Özgür gazeteciliğe destek olun
Search
Close this search box.

Türkiye’nin LGBTİ+ ile sınavı | Özkazanç: “İktidar LGBTİ+’ları, muhalif çoğunluğu ‘marjinal’leştirmek için kullanıyor”

LGBTİ+’lar, heteroseksüel kişiler gibi varlar ve bu toplumun her noktasındalar. LGBTİ+’lar, sanıldığının aksine ve bugün iktidarın yapmaya çalıştığı gibi toplumdan ve hayattan soyutlanmış değiller: Okullarda, marketlerde, adliye koridorlarında, barlarda, camilerde ve aklınıza gelebilecek birbirinden farklı her mekanda heteroseksüellerle birlikte yaşamlarını idame ettiriyorlar. Ancak dünyanın çoğu ülkesinde olduğu gibi Türkiye’de de geçmişten bugüne hedef gösterilip, güvenli bir yaşam sürdüremediler. Türkiye’de LGBTİ+ hareketinin neden hedef haline dönüştürüldüğünü, iktidarın LGBTİ+’lara yönelik değişen tutum ve tavrını Alev Özkazanç ile konuştuk.

İktidarın hemen her fırsatta dile getirdiği “LGBTİ+ nefretinin ve korkusunun toplumdaki karşılığı ne” sorunun cevabını geçen yıl İstanbul’da düzenlenen LGBTİ+ karşıtı “Büyük Aile Buluşması” mitinginde bulabiliriz.

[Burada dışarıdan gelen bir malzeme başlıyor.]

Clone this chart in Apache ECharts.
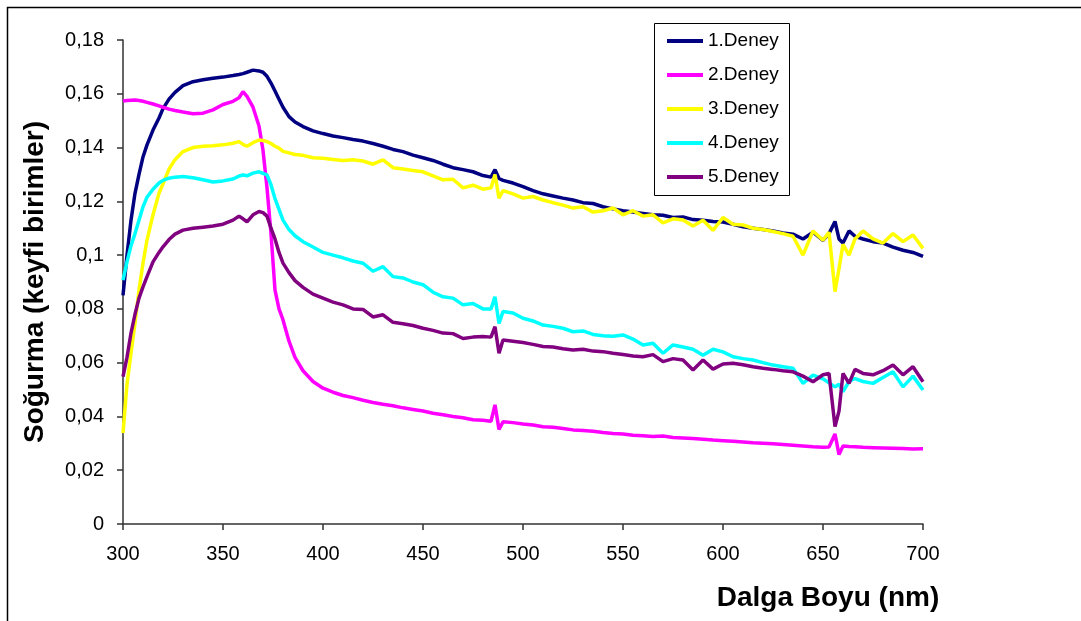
<!DOCTYPE html>
<html>
<head>
<meta charset="utf-8">
<script src="https://cdn.jsdelivr.net/npm/echarts@6/dist/echarts.min.js"></script>
<style>html,body{margin:0;padding:0;background:#fff}#c{width:1081px;height:621px}</style>
</head>
<body>
<div id="c"></div>
<script>
// Wavelength (nm)
var wavelengths = [
  300,302,304,306,308,310,312,
  315,318,320,323,326,330,335,340,345,
  350,355,358,360,362,365,368,370,372,374,376,378,380,383,386,
  390,395,400,405,410,415,420,425,430,435,440,445,450,455,460,465,470,475,480,
  484,486,488,490,495,500,505,510,515,520,525,530,535,540,545,550,
  555,560,565,570,575,580,585,590,595,600,605,610,615,620,625,630,635,640,645,650,
  653,656,658,660,663,666,670,675,680,685,690,695,700
];
var seriesNames = ['1.Deney','2.Deney','3.Deney','4.Deney','5.Deney'];
var deney1 = [
  0.085,0.100,0.113,0.123,0.130,0.1365,0.141,
  0.1465,0.151,0.1545,0.158,0.1605,0.163,0.1645,0.1652,0.1658,
  0.1662,0.1668,0.1672,0.1675,0.168,0.1688,0.1685,0.168,0.1665,0.164,0.161,0.158,0.155,0.1515,0.1495,
  0.1478,0.1462,0.1452,0.1443,0.1437,0.143,0.1424,0.1415,0.1405,0.1393,0.1385,0.1372,0.1362,0.1352,0.1338,0.1325,0.1318,0.131,0.1296,
  0.129,0.1318,0.1285,0.1278,0.1268,0.1255,0.124,0.1228,0.122,0.1212,0.1205,0.1195,0.1192,0.118,0.1172,0.1165,
  0.116,0.1155,0.115,0.1148,0.114,0.1142,0.1132,0.113,0.1125,0.1123,0.1115,0.1105,0.11,0.1095,0.109,0.1082,0.1078,0.106,0.1085,0.1055,
  0.108,0.1125,0.106,0.1045,0.109,0.107,0.106,0.105,0.1045,0.103,0.1018,0.101,0.0995
];
var deney2 = [
  0.1573,0.1575,0.1576,0.1577,0.1575,0.1572,0.1568,
  0.1562,0.1555,0.155,0.1543,0.1538,0.1532,0.1526,0.1528,0.154,
  0.156,0.1572,0.1585,0.1608,0.159,0.155,0.148,0.139,0.125,0.108,0.087,0.080,0.0759,0.068,0.062,
  0.057,0.053,0.0505,0.049,0.0478,0.047,0.046,0.0452,0.0445,0.044,0.0432,0.0426,0.042,0.0412,0.0406,0.04,0.0395,0.0388,0.0386,
  0.0382,0.0443,0.0352,0.038,0.0377,0.0372,0.0368,0.0362,0.036,0.0355,0.035,0.0348,0.0345,0.034,0.0337,0.0335,
  0.033,0.0328,0.0325,0.0327,0.0322,0.032,0.0318,0.0315,0.0312,0.031,0.0308,0.0305,0.0302,0.03,0.0298,0.0296,0.0293,0.029,0.0287,0.0285,
  0.0286,0.0335,0.0258,0.029,0.0288,0.0287,0.0285,0.0284,0.0283,0.0282,0.0281,0.0279,0.028
];
var deney3 = [
  0.0338,0.052,0.0636,0.0747,0.087,0.097,0.1056,
  0.115,0.123,0.1265,0.132,0.1355,0.1385,0.14,0.1405,0.1407,
  0.141,0.1416,0.1422,0.1412,0.1405,0.1418,0.1428,0.1426,0.1422,0.1415,0.1405,0.1398,0.1386,0.138,0.1374,
  0.1371,0.1362,0.136,0.1356,0.1352,0.1355,0.135,0.1338,0.1354,0.1325,0.132,0.1315,0.131,0.1295,0.128,0.1282,0.125,0.126,0.1245,
  0.125,0.13,0.1212,0.124,0.1228,0.1212,0.1218,0.1205,0.1195,0.1186,0.1175,0.118,0.116,0.1165,0.1175,0.115,
  0.1165,0.1145,0.115,0.112,0.1135,0.1131,0.1108,0.113,0.1092,0.114,0.1115,0.1112,0.11,0.1095,0.1088,0.108,0.107,0.1,0.109,0.1055,
  0.1085,0.0864,0.095,0.104,0.1,0.106,0.109,0.106,0.1045,0.108,0.105,0.1075,0.1025
];
var deney4 = [
  0.0907,0.0975,0.1035,0.108,0.113,0.118,0.1215,
  0.1245,0.1268,0.1278,0.1286,0.129,0.1292,0.1288,0.128,0.1272,
  0.1276,0.1283,0.1294,0.1298,0.1295,0.1305,0.131,0.1304,0.1298,0.1262,0.121,0.117,0.113,0.1095,0.1072,
  0.105,0.103,0.101,0.1,0.099,0.0978,0.097,0.094,0.0957,0.092,0.0915,0.09,0.089,0.0862,0.0845,0.084,0.0815,0.082,0.08,
  0.08,0.0845,0.0746,0.079,0.0785,0.0765,0.0755,0.074,0.0735,0.0728,0.0715,0.0718,0.0705,0.07,0.0698,0.0703,
  0.0688,0.0666,0.0672,0.0635,0.0666,0.0658,0.065,0.0628,0.065,0.064,0.0622,0.0615,0.061,0.06,0.0591,0.0585,0.0579,0.0523,0.0554,0.054,
  0.0525,0.051,0.052,0.0492,0.053,0.0541,0.053,0.0523,0.0545,0.0566,0.051,0.055,0.0498
];
var deney5 = [
  0.0548,0.062,0.071,0.078,0.084,0.0882,0.092,
  0.0975,0.101,0.1031,0.1058,0.1078,0.1093,0.11,0.1104,0.1108,
  0.1115,0.113,0.1145,0.1135,0.1124,0.115,0.1162,0.1158,0.1145,0.110,0.106,0.101,0.097,0.0935,0.0905,
  0.088,0.0855,0.084,0.0825,0.0815,0.08,0.0798,0.077,0.0778,0.075,0.0745,0.0738,0.0728,0.072,0.071,0.0708,0.069,0.0695,0.0697,
  0.0695,0.0734,0.0635,0.0684,0.068,0.0675,0.0668,0.066,0.0658,0.0652,0.0647,0.065,0.0643,0.0641,0.0635,0.063,
  0.0625,0.0622,0.063,0.0604,0.0615,0.061,0.0573,0.061,0.0576,0.0595,0.0598,0.0592,0.0585,0.0579,0.0575,0.057,0.0566,0.055,0.0529,0.0555,
  0.056,0.0362,0.042,0.056,0.0523,0.0575,0.056,0.0555,0.057,0.0591,0.0555,0.0585,0.0529
];
var seriesColors = ['#000080','#FF00FF','#FFFF00','#00FFFF','#800080'];
var xTicks = [300,350,400,450,500,550,600,650,700];
var yTickLabels = ['0','0,02','0,04','0,06','0,08','0,1','0,12','0,14','0,16','0,18'];

var allValues = [deney1, deney2, deney3, deney4, deney5];
var FONT = 'Arial, "Liberation Sans", sans-serif';

function pairs(vals){ return wavelengths.map(function(w,i){ return [w, vals[i]]; }); }

var chart = echarts.init(document.getElementById('c'), null, {renderer:'canvas'});
chart.setOption({
  animation: false,
  backgroundColor: '#fff',
  grid: {left: 123, top: 40, right: 158, bottom: 97, containLabel: false},
  xAxis: {
    type: 'value', min: 300, max: 700, interval: 50,
    axisLine: {show: true, lineStyle: {color: '#333', width: 1.5}},
    axisTick: {show: true, inside: false, length: 6, lineStyle: {color: '#333', width: 1.5}},
    axisLabel: {color: '#000', fontSize: 20, fontFamily: FONT, margin: 20},
    splitLine: {show: false}
  },
  yAxis: {
    type: 'value', min: 0, max: 0.18, interval: 0.02,
    axisLine: {show: true, lineStyle: {color: '#333', width: 1.5}},
    axisTick: {show: true, inside: false, length: 6, lineStyle: {color: '#333', width: 1.5}},
    axisLabel: {color: '#000', fontSize: 20, fontFamily: FONT, margin: 19,
      formatter: function(v){ return yTickLabels[Math.round(v/0.02)]; }},
    splitLine: {show: false}
  },
  legend: {
    orient: 'vertical', left: 667, top: 31, padding: 0,
    itemWidth: 36, itemHeight: 4, itemGap: 14, icon: 'rect',
    selectedMode: false,
    textStyle: {color: '#000', fontSize: 19, fontFamily: FONT, lineHeight: 20},
    data: seriesNames
  },
  graphic: [
    {type: 'rect', shape: {x: 7.5, y: 7.5, width: 1090, height: 640}, style: {fill: 'none', stroke: '#000', lineWidth: 1.5}, silent: true},
    {type: 'rect', shape: {x: 654.5, y: 23.5, width: 135, height: 172}, style: {fill: 'none', stroke: '#000', lineWidth: 1}, silent: true, z: 0},
    {type: 'text', x: 828, y: 598, style: {text: 'Dalga Boyu (nm)', fontSize: 28, fontWeight: 'bold', fontFamily: FONT, fill: '#000', align: 'center', verticalAlign: 'middle'}},
    {type: 'text', x: 35, y: 282, rotation: Math.PI/2, style: {text: 'Soğurma (keyfi birimler)', fontSize: 28, fontWeight: 'bold', fontFamily: FONT, fill: '#000', align: 'center', verticalAlign: 'middle'}}
  ],
  series: seriesNames.map(function(n, i){
    return {
      name: n, type: 'line', data: pairs(allValues[i]),
      showSymbol: false, symbol: 'none', smooth: false,
      lineStyle: {color: seriesColors[i], width: 3.5},
      itemStyle: {color: seriesColors[i]},
      z: 2 + i
    };
  })
});
</script>
</body>
</html>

RTÜK kamu spotu olarak yayınladığı videoyla mitinge katılım çağrısı yapmasına, yapılan propagandaya rağmen katılım oldukça düşüktü. “Aileni ve neslini koru” sloganıyla İzmir, Konya ve Gaziantep’te düzenlenen LGBTİ+ karşıtı yürüyüşler de pek ilgi görmedi. 

Yine de Türkiye’de LGBTİ+ olmak hiçbir dönem “kolay” olmadı. Yakın tarihe baktığımızda ilk LGBTİ+ direnişi 1987’de Gezi Parkı’nda başladı. 1980’li yıllarda trans seks işçisi kadınlar İstanbul’un kent merkezinden uzak mahallelerde barınmak zorunda bırakıldı. LGBTİ+ görünürlüğünü sağlayan ise 1987’de yaklaşık 40 trans, lezbiyen ve geyin Gezi Parkı’nda başlattıkları açlık greviydi. 10 gün süren açlık grevine aydınlar ve sanatçılar da destek verdi. 

Türkiye’nin ilk Onur Yürüyüşü ise 1993’te “Cinsel Özgürlük Etkinlikleri” temasıyla düzenlenmek istendi. LGBTİ+’ları bir kez daha görünür kılan ve 2 Temmuz 1993’te Beyoğlu’nda yapılması planlanan yürüyüş ve üç günlük etkinlik programı İstanbul Valiliği tarafından ‘‘Örf ve adetlerimize, toplumumuzun değer hükümlerine aykırı’’ olduğu gerekçesiyle yasaklandı. Kolluk kuvvetleri, tıpkı 30 yıl sonra bugün olduğu gibi İstiklal Caddesi’ni ablukaya aldı. Yürüyüşe katılmak isteyenler gözaltına alındı ve yurt dışından yürüyüşe gelenler sınır dışı edildi. 

İlk Onur yürüyüşü tam 10 yıl sonra 2003 yılında gerçekleşti. Ancak aradan 10 yıl geçmesi hareket açısından bir fetret dönemi gibi algılanmamalı çünkü bu 10 yılda İstanbul’da, Lambdaistanbul; Ankara’da Kaos GL, ODTÜ’de ilk LGBTİ+ öğrenci kulübü kuruldu. İlk kez yerel seçimlerde trans bir kadın olan Demet Demir, aday gösterildi. 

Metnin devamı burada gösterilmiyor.